» Exercise: Take the listing from its first line through the line that contains "const jamesTicks = [0, 200, 400, 600, 800];" and please retype those lines exactly, leaving out the pictures.

>>>>

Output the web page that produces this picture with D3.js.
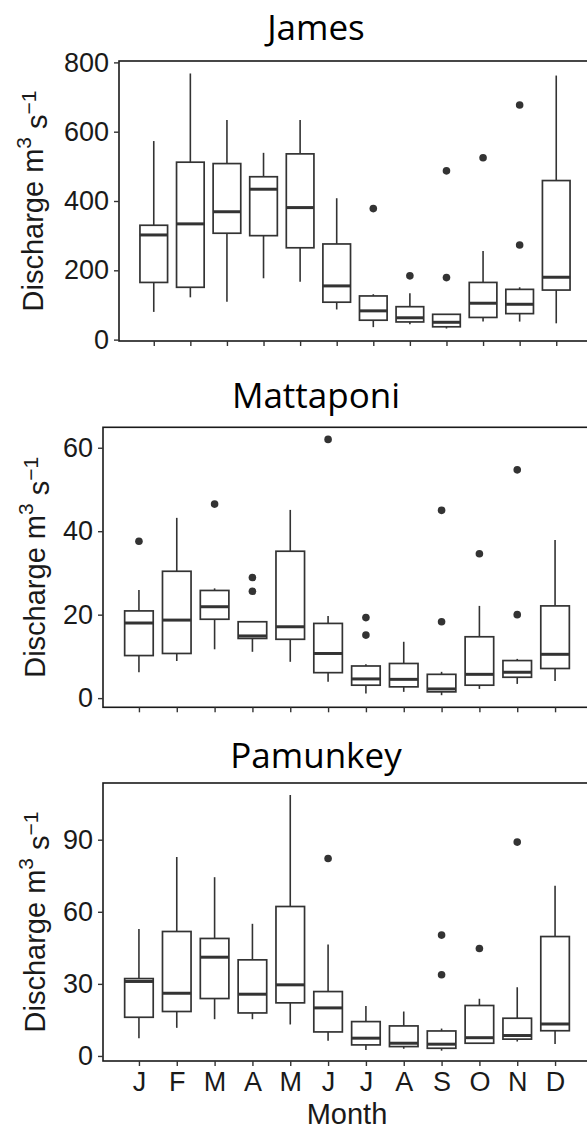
<!DOCTYPE html>
<html>
<head>
<meta charset="utf-8">
<script src="https://cdn.jsdelivr.net/npm/d3@7"></script>
<style>
  body { margin: 0; background: #fff; }
  svg text { font-family: 'Liberation Sans', Arial, sans-serif; }
</style>
</head>
<body>
<div id="canvas"></div>
<script>
const months = ['J', 'F', 'M', 'A', 'M', 'J', 'J', 'A', 'S', 'O', 'N', 'D'];

// [whisker low, q1, median, q3, whisker high] per month
const jamesStats = [
  [80, 165, 302, 330, 573],
  [122, 151, 334, 512, 768],
  [109, 307, 369, 508, 634],
  [177, 300, 434, 470, 539],
  [167, 265, 381, 536, 634],
  [87, 108, 155, 276, 408],
  [36, 56, 83, 126, 131],
  [44, 51, 63, 95, 134],
  [32, 37, 50, 73, 73],
  [52, 64, 105, 165, 256],
  [52, 75, 102, 145, 151],
  [47, 143, 180, 459, 762],
];
// [month index, value]
const jamesOutliers = [[6, 378], [7, 184], [8, 179], [8, 487], [9, 525], [10, 273], [10, 677]];
const jamesTicks = [0, 200, 400, 600, 800];

const mattaponiStats = [
  [6.2, 10.2, 18.0, 20.9, 25.9],
  [8.9, 10.7, 18.7, 30.4, 43.2],
  [11.7, 18.9, 21.9, 25.8, 26.3],
  [11.1, 14.3, 14.9, 18.3, 18.3],
  [8.7, 14.1, 17.1, 35.2, 45.1],
  [3.9, 6.1, 10.7, 17.9, 19.7],
  [1.1, 3.1, 4.6, 7.7, 8.1],
  [1.5, 2.7, 4.5, 8.3, 13.5],
  [0.7, 1.5, 2.2, 5.7, 6.3],
  [2.2, 3.1, 5.7, 14.7, 22.1],
  [3.4, 5.0, 6.2, 9.0, 9.4],
  [4.1, 7.1, 10.5, 22.1, 37.9],
];
const mattaponiOutliers = [[0, 37.6], [2, 46.5], [3, 25.6], [3, 28.9], [5, 62], [6, 15.1], [6, 19.3],
  [8, 18.3], [8, 45.0], [9, 34.6], [10, 20.0], [10, 54.7]];
const mattaponiTicks = [0, 20, 40, 60];

const pamunkeyStats = [
  [7.4, 16.1, 31.0, 32.2, 52.8],
  [11.7, 18.5, 26.1, 51.8, 82.8],
  [15.3, 23.9, 41.1, 48.9, 74.4],
  [15.3, 17.9, 25.7, 40.0, 55.0],
  [13.1, 22.1, 29.6, 62.2, 108.6],
  [6.3, 10.0, 20.0, 26.8, 46.4],
  [2.5, 4.6, 7.4, 14.3, 20.8],
  [3.0, 3.9, 5.3, 12.5, 18.5],
  [2.2, 3.2, 4.9, 10.4, 11.4],
  [5.0, 5.3, 7.6, 21.0, 23.8],
  [6.0, 7.0, 8.5, 15.7, 28.6],
  [5.0, 10.5, 13.3, 49.7, 70.8],
];
const pamunkeyOutliers = [[5, 82.2], [8, 33.8], [8, 50.3], [9, 44.7], [10, 89.0]];
const pamunkeyTicks = [0, 30, 60, 90];

const width = 587;
const height = 1130;
const panelRight = 591;

const svg = d3
  .select('#canvas')
  .append('svg')
  .attr('width', width)
  .attr('height', height);

function drawPanel(p) {
  const xScale = d3
    .scalePoint()
    .domain(d3.range(months.length))
    .range([p.left, panelRight])
    .padding(0.95);
  const yScale = d3.scaleLinear().domain(p.domain).range([p.bottom, p.top]);
  const boxW = xScale.step() * 0.755;

  const g = svg.append('g');

  g.append('rect')
    .attr('x', p.left)
    .attr('y', p.top)
    .attr('width', panelRight - p.left)
    .attr('height', p.bottom - p.top)
    .attr('fill', '#fff');

  const boxes = g
    .selectAll('g.box')
    .data(p.stats)
    .enter()
    .append('g')
    .attr('class', 'box');

  boxes
    .append('line')
    .attr('x1', (d, i) => xScale(i))
    .attr('x2', (d, i) => xScale(i))
    .attr('y1', d => yScale(d[0]))
    .attr('y2', d => yScale(d[4]))
    .attr('stroke', '#333')
    .attr('stroke-width', 1.6);

  boxes
    .append('rect')
    .attr('x', (d, i) => xScale(i) - boxW / 2)
    .attr('width', boxW)
    .attr('y', d => yScale(d[3]))
    .attr('height', d => yScale(d[1]) - yScale(d[3]))
    .attr('fill', '#fff')
    .attr('stroke', '#333')
    .attr('stroke-width', 1.7);

  boxes
    .append('line')
    .attr('x1', (d, i) => xScale(i) - boxW / 2)
    .attr('x2', (d, i) => xScale(i) + boxW / 2)
    .attr('y1', d => yScale(d[2]))
    .attr('y2', d => yScale(d[2]))
    .attr('stroke', '#333')
    .attr('stroke-width', 3);

  g.selectAll('circle')
    .data(p.outliers)
    .enter()
    .append('circle')
    .attr('cx', d => xScale(d[0]))
    .attr('cy', d => yScale(d[1]))
    .attr('r', 3.8)
    .attr('fill', '#333');

  // frame
  g.append('rect')
    .attr('x', p.left)
    .attr('y', p.top)
    .attr('width', panelRight - p.left)
    .attr('height', p.bottom - p.top)
    .attr('fill', 'none')
    .attr('stroke', '#1a1a1a')
    .attr('stroke-width', 1.6);

  const yAxis = d3
    .axisLeft(yScale)
    .tickValues(p.ticks)
    .tickSize(5)
    .tickPadding(5)
    .tickFormat(d3.format('d'));
  const yAxisGroup = g
    .append('g')
    .attr('transform', `translate(${p.left}, 0)`)
    .call(yAxis);

  const xAxis = d3
    .axisBottom(xScale)
    .tickSize(5)
    .tickPadding(6)
    .tickFormat(i => (p.xLabels ? months[i] : ''));
  const xAxisGroup = g
    .append('g')
    .attr('transform', `translate(0, ${p.bottom})`)
    .call(xAxis);

  [yAxisGroup, xAxisGroup].forEach(ax => {
    ax.select('.domain').remove();
    ax.selectAll('.tick line').attr('stroke', '#333').attr('stroke-width', 1.4);
    ax.selectAll('.tick text')
      .attr('fill', '#1a1a1a')
      .style('font-size', '27px')
      .style('font-family', "'Liberation Sans', Arial, sans-serif");
  });

  // panel title
  svg
    .append('text')
    .attr('x', 316)
    .attr('y', p.titleY)
    .attr('text-anchor', 'middle')
    .style('font-family', "'Open Sans', sans-serif")
    .style('font-size', '35px')
    .attr('fill', '#000')
    .text(p.name);

  // y axis title
  const yt = svg
    .append('text')
    .attr('transform', `translate(${p.yTitleX}, ${(p.top + p.bottom) / 2}) rotate(-90)`)
    .attr('text-anchor', 'middle')
    .style('font-size', '29px')
    .attr('fill', '#1a1a1a');
  yt.append('tspan').text('Discharge m');
  yt.append('tspan').attr('dy', '-0.55em').style('font-size', '21px').text('3');
  yt.append('tspan').attr('dy', '0.55em').text(' s');
  yt.append('tspan').attr('dy', '-0.55em').style('font-size', '21px').text('\u22121');
}

drawPanel({
  name: 'James',
  titleY: 40,
  left: 119,
  top: 61,
  bottom: 341,
  domain: [-4, 804],
  ticks: jamesTicks,
  stats: jamesStats,
  outliers: jamesOutliers,
  yTitleX: 43,
  xLabels: false,
});

drawPanel({
  name: 'Mattaponi',
  titleY: 408,
  left: 103,
  top: 427.3,
  bottom: 707.3,
  domain: [-2.2, 64.9],
  ticks: mattaponiTicks,
  stats: mattaponiStats,
  outliers: mattaponiOutliers,
  yTitleX: 45,
  xLabels: false,
});

drawPanel({
  name: 'Pamunkey',
  titleY: 768,
  left: 103,
  top: 783,
  bottom: 1061,
  domain: [-2.1, 113.6],
  ticks: pamunkeyTicks,
  stats: pamunkeyStats,
  outliers: pamunkeyOutliers,
  yTitleX: 45,
  xLabels: true,
});

svg
  .append('text')
  .attr('x', 347)
  .attr('y', 1124)
  .attr('text-anchor', 'middle')
  .style('font-size', '29px')
  .attr('fill', '#1a1a1a')
  .text('Month');
</script>
</body>
</html>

<<<<

» Output:
Output the web page that produces this picture with D3.js.
<!DOCTYPE html>
<html>
<head>
<meta charset="utf-8">
<script src="https://cdn.jsdelivr.net/npm/d3@7"></script>
<style>
  body { margin: 0; background: #fff; }
  svg text { font-family: 'Liberation Sans', Arial, sans-serif; }
</style>
</head>
<body>
<div id="canvas"></div>
<script>
const months = ['J', 'F', 'M', 'A', 'M', 'J', 'J', 'A', 'S', 'O', 'N', 'D'];

// [whisker low, q1, median, q3, whisker high] per month
const jamesStats = [
  [80, 165, 302, 330, 573],
  [122, 151, 334, 512, 768],
  [109, 307, 369, 508, 634],
  [177, 300, 434, 470, 539],
  [167, 265, 381, 536, 634],
  [87, 108, 155, 276, 408],
  [36, 56, 83, 126, 131],
  [44, 51, 63, 95, 134],
  [32, 37, 50, 73, 73],
  [52, 64, 105, 165, 256],
  [52, 75, 102, 145, 151],
  [47, 143, 180, 459, 762],
];
// [month index, value]
const jamesOutliers = [[6, 378], [7, 184], [8, 179], [8, 487], [9, 525], [10, 273], [10, 677]];
const jamesTicks = [0, 200, 400, 600, 800];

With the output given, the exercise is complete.